Did you know that some women even led in the medieval church? Priests administering the sacraments were only one part of the medieval religious experience. From real women serving as women religious (nuns, anchoresses, beguines, etc.) to stories about powerful female saints, women flood the medieval religious landscape. A late medieval priest named John Mirk wrote about many women in his popular collection of sermons. His description of the conversion of Mary Magdalene rings with words familiar to my evangelical ears. “But no word spoke she that men might hear, save in her heart she cried out to Christ for mercy, and made a vow to him that she would never trespass no more. Then had Christ compassion on her and cleansed her….and forgave all her guilt of sin.” Just as in the sinner’s prayer, Jesus saved Mary Magdalene from her sins, and her conversion came from a personal encounter with Christ.  Her repentance was so sincere that her life was transformed. Mirk notes that when the “disciples fled away from (Jesus) for dread of death, she left him never.” Her faithfulness allowed her to be the first to see the risen Christ and, for medieval Christians, Mary Magdalene became the apostle to the apostles. She became a powerful preacher through who “all the land was turned to the Christian faith.”  Her authority was even blessed by Peter.
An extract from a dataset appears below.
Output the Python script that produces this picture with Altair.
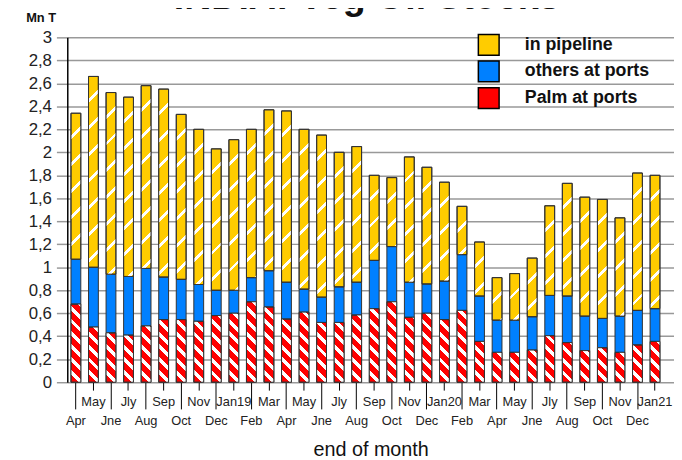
import altair as alt

# ---------------- data ----------------
months = ["Apr", "May", "Jne", "Jly", "Aug", "Sep", "Oct", "Nov", "Dec", "Jan19", "Feb", "Mar",
          "Apr", "May", "Jne", "Jly", "Aug", "Sep", "Oct", "Nov", "Dec", "Jan20", "Feb", "Mar",
          "Apr", "May", "Jne", "Jly", "Aug", "Sep", "Oct", "Nov", "Dec", "Jan21"]

palm = [0.68, 0.48, 0.43, 0.41, 0.49, 0.545, 0.545, 0.53, 0.58, 0.60, 0.70, 0.655,
        0.55, 0.61, 0.52, 0.52, 0.585, 0.64, 0.70, 0.565, 0.60, 0.545, 0.625, 0.355,
        0.26, 0.26, 0.28, 0.405, 0.345, 0.275, 0.30, 0.26, 0.325, 0.355]
others = [0.39, 0.52, 0.51, 0.51, 0.50, 0.37, 0.35, 0.32, 0.22, 0.20, 0.21, 0.315,
          0.32, 0.20, 0.22, 0.31, 0.285, 0.42, 0.48, 0.305, 0.255, 0.335, 0.485, 0.395,
          0.28, 0.28, 0.29, 0.35, 0.405, 0.30, 0.255, 0.315, 0.30, 0.285]
pipeline = [1.27, 1.66, 1.58, 1.56, 1.59, 1.635, 1.435, 1.35, 1.23, 1.31, 1.29, 1.40,
            1.49, 1.39, 1.41, 1.17, 1.18, 0.74, 0.60, 1.09, 1.015, 0.86, 0.42, 0.47,
            0.37, 0.405, 0.51, 0.78, 0.98, 1.035, 1.035, 0.855, 1.195, 1.16]

series = ["in pipeline", "others at ports", "Palm at ports"]
colors = ["#FFCC00", "#0080FF", "#FF0000"]
y_ticks = [0, 0.2, 0.4, 0.6, 0.8, 1, 1.2, 1.4, 1.6, 1.8, 2, 2.2, 2.4, 2.6, 2.8, 3]

# ---------------- layout constants ----------------
W, H = 614, 349
STEP = 17.76
PAD_IN = 0.44
PAD_OUT = 0.506
ALIGN = 0.2076
BW = STEP * (1 - PAD_IN)
PX_PER_UNIT = H / 3.0

NARROW = "Liberation Sans Narrow, Arial Narrow, Liberation Sans, Arial"
SANS = "Liberation Sans, Arial, Helvetica"

keys = [f"{i:02d} {m}" for i, m in enumerate(months)]

CLEAR = "rgba(255,255,255,0)"
WHITE = "#ffffff"


def stripes(value, period, white, down):
    """Diagonal white stripes as a hard-stop linear gradient for one bar segment."""
    w = BW
    h = max(value * PX_PER_UNIT, 1.0)
    r = h / w
    a = (1 + r) / (1 + r * r)
    p = period / (w + h)
    f = white / period
    stops = []
    t = 0.0
    while t < 1:
        t1 = min(t + (1 - f) * p, 1)
        t2 = min(t + p, 1)
        stops.append({"offset": round(t, 4), "color": CLEAR})
        stops.append({"offset": round(t1, 4), "color": CLEAR})
        if t1 < 1:
            stops.append({"offset": round(t1, 4), "color": WHITE})
            stops.append({"offset": round(t2, 4), "color": WHITE})
        t += p
    if down:
        return {"gradient": "linear", "x1": 0, "y1": 1, "x2": round(a, 5),
                "y2": round(1 - a * r, 5), "stops": stops}
    return {"gradient": "linear", "x1": 0, "y1": 0, "x2": round(a, 5),
            "y2": round(a * r, 5), "stops": stops}


rows, stripe_rows = [], []
for k, p_, o_, l_ in zip(keys, palm, others, pipeline):
    segs = [("Palm at ports", 0, p_), ("others at ports", p_, p_ + o_),
            ("in pipeline", p_ + o_, p_ + o_ + l_)]
    for s, y0, y1 in segs:
        rows.append({"key": k, "series": s, "y0": y0, "y1": y1})
    stripe_rows.append({"key": k, "y0": 0, "y1": p_,
                        "grad": stripes(p_, 13, 5, True)})
    stripe_rows.append({"key": k, "y0": p_ + o_, "y1": p_ + o_ + l_,
                        "grad": stripes(l_, 27, 4, False)})

x_scale = alt.Scale(domain=keys, paddingInner=PAD_IN, paddingOuter=PAD_OUT,
                    align=ALIGN, round=False)
y_scale = alt.Scale(domain=[0, 3], nice=False, zero=True)

axis_upper = alt.Axis(values=keys[1::2], labelExpr="slice(datum.value, 3)", orient="bottom",
                      tickSize=8, tickColor="#000", tickWidth=1, labelFont=NARROW,
                      labelFontSize=13, labelColor="#222", labelPadding=6, labelAngle=0,
                      domain=False, grid=False, title=None, labelOverlap=False)
axis_lower = alt.Axis(values=keys[0::2], labelExpr="slice(datum.value, 3)", orient="bottom",
                      tickSize=27, tickColor="#000", tickWidth=1, labelFont=NARROW,
                      labelFontSize=13, labelColor="#222", labelPadding=6, labelAngle=0,
                      domain=False, grid=False, labelOverlap=False,
                      title="end of month", titleFont=SANS, titleFontSize=20,
                      titleFontWeight="normal", titleColor="#111", titlePadding=12)

y_axis = alt.Axis(values=y_ticks,
                  labelExpr="replace(format(datum.value, '.1~f'), '.', ',')",
                  tickSize=11, tickColor="#999", tickWidth=1.5,
                  domainColor="#000", domainWidth=1.5,
                  gridColor="#999", gridWidth=1.5,
                  labelFont=SANS, labelFontSize=17, labelColor="#222", labelPadding=5,
                  title="Mn T", titleAngle=0, titleX=-27, titleY=-16, titleAlign="center",
                  titleBaseline="alphabetic", titleFont=SANS, titleFontSize=13,
                  titleFontWeight="bold", titleColor="#111")

legend = alt.Legend(orient="none", legendX=415, legendY=-4, direction="vertical", title=None,
                    symbolType="square", symbolSize=441, symbolStrokeColor="#000",
                    symbolStrokeWidth=1.5, labelFont=SANS, labelFontSize=18,
                    labelFontWeight="bold", labelColor="#111", labelOffset=25,
                    rowPadding=0, padding=0)

base = alt.Chart(alt.Data(values=rows)).mark_bar(stroke="#333", strokeWidth=1).encode(
    x=alt.X("key:N", scale=x_scale, axis=axis_upper),
    y=alt.Y("y0:Q", scale=y_scale, axis=y_axis),
    y2="y1:Q",
    color=alt.Color("series:N", scale=alt.Scale(domain=series, range=colors), legend=legend),
)

overlay = alt.Chart(alt.Data(values=stripe_rows)).mark_bar(stroke="#333", strokeWidth=1).encode(
    x=alt.X("key:N", scale=x_scale, axis=axis_lower),
    y=alt.Y("y0:Q", scale=y_scale, axis=y_axis),
    y2="y1:Q",
    fill=alt.Fill("grad:N", scale=None, legend=None),
)

chart = alt.layer(base, overlay).resolve_axis(x="independent").properties(
    width=W, height=H,
    autosize=alt.AutoSizeParams(type="none"),
    padding={"left": 60, "top": 27, "right": 0, "bottom": 76},
    background="white",
    title=alt.TitleParams(text="INDIA: Veg Oil Stocks", fontSize=38, fontWeight="bold",
                          font=SANS, anchor="middle", frame="group", baseline="alphabetic",
                          offset=-27, dy=8, dx=-4, color="#111"),
).configure_view(stroke=None)

chart.save("out.html", embed_options={"renderer": "svg", "actions": False})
Yet, despite the reality of women preaching and teaching throughout Christian history, many modern evangelicals continue to find women preaching uncomfortable. Just read Denny Burk’s initial response to my forthcoming book The Making of Biblical Womanhood: How the Subjugation of Women Became Gospel Truth. While insisting that complementarianism—the teaching that men are divinely ordained to lead and women are divinely ordained to follow—is not part of the gospel, he simultaneously insists that “history has proven that complementarianism is a second order doctrine that frequently implicates first order doctrines.” The belief that women and men are equally called by God to both leadership and submission is, he suggests, dangerous to Christian faith. It leads away from the gospel.  Pointing directly to my book, he writes that an “embrace of egalitarianism goes hand-in-hand with a denial of inerrancy. More and more this embrace goes hand in hand with an affirmation of LGBT. These trajectories are not new. They are well-worn paths that discerning Christians will be wise to avoid and that faithful pastors will lead their flocks away from.”

The discomfort of some of my students in Canterbury Cathedral stemmed from their lack of church experience. Their Christian world was too small. It had not prepared them for an Anglican church service conducted in a medieval cathedral.  Could it be that complementarians like Denny Burk have the same problem? Could their equating of egalitarianism with a lack of discernment and biblical unfaithfulness stem from a too narrow understanding of church history?

Could their Christian world (and world of Christian scholarship) simply be too small?

It strikes me that when medieval Christians heard stories about Mary Magdalene preaching, they heard how she led people to the Gospel instead of away from it. It also strikes me that the voices Burk elevated (in his recent article doubling-down on complementarianism) were all from a small circle of white males connected to The Council for Biblical Manhood and Womanhood. In stark contrast, three of the four voices he dismissed were women.